Post by KillingMoon »

Hmm... I don't have too much of an opinion about which trainer for what and stuff, but I find the whole trainers feature well represented.

Someone I think posted that there were 15 skills for which there are trainers in the game. 15 skills, all trainable up to level 8, so 15 x 8 = 120 opportunities to receive training in the game.
I rather see other ways to upgrade your character than through trainers, as there are so many of them already, especially in one particular seaside town! To get skill points by simply paying for them I don't find extremely gamely, so I would rather cut back this feature than expand on it.

The skill points come a bit slow at some stage, this is true. Maybe 5 instead of 3 skill points can be handed out at level up at some stage, if that makes sense.

The books are fine. Yes, they are well written and give flavour to the game. I'm not sure if I want more books, though. I'm not against having a few skills more represented by a book, but I wouldn't like to see the shops in the game becoming like libraries.

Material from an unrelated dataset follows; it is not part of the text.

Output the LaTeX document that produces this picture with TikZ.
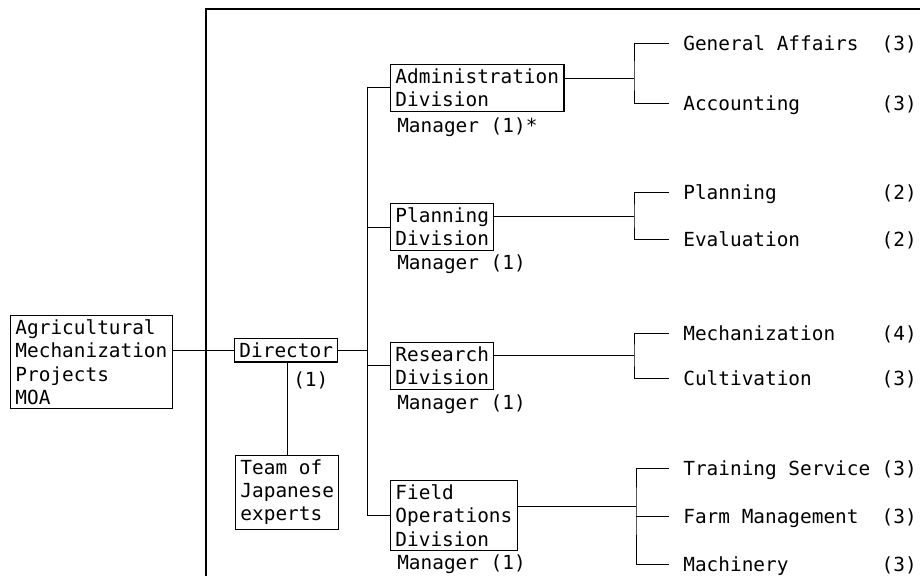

Perhaps an occasional skill can be handed out as a reward for a quest, or a well can somehow give you insight in something... I rather see alternative, more creative means used to hand out skill points in the game than more trainers and books.
IJBall wrote:I could also make the argument that where you need trainers the most is in "secondary" Skills like these. Why? - Because people are going to pump points into Primary skills like Bows and Elemental Magick regardless. It's the Hide in Shadow, Forage, Skullduggery, Dodge, Spot Hidden, and Repair skills of the world where trainers would be most useful! :mrgreen:
Well, yes, I do fully agree with this. Also, skills like Bow and Magick are already frequently handed out at character set-up, while some skills are never handed out at set-up. Those never handed out skills need a book or trainer more badly.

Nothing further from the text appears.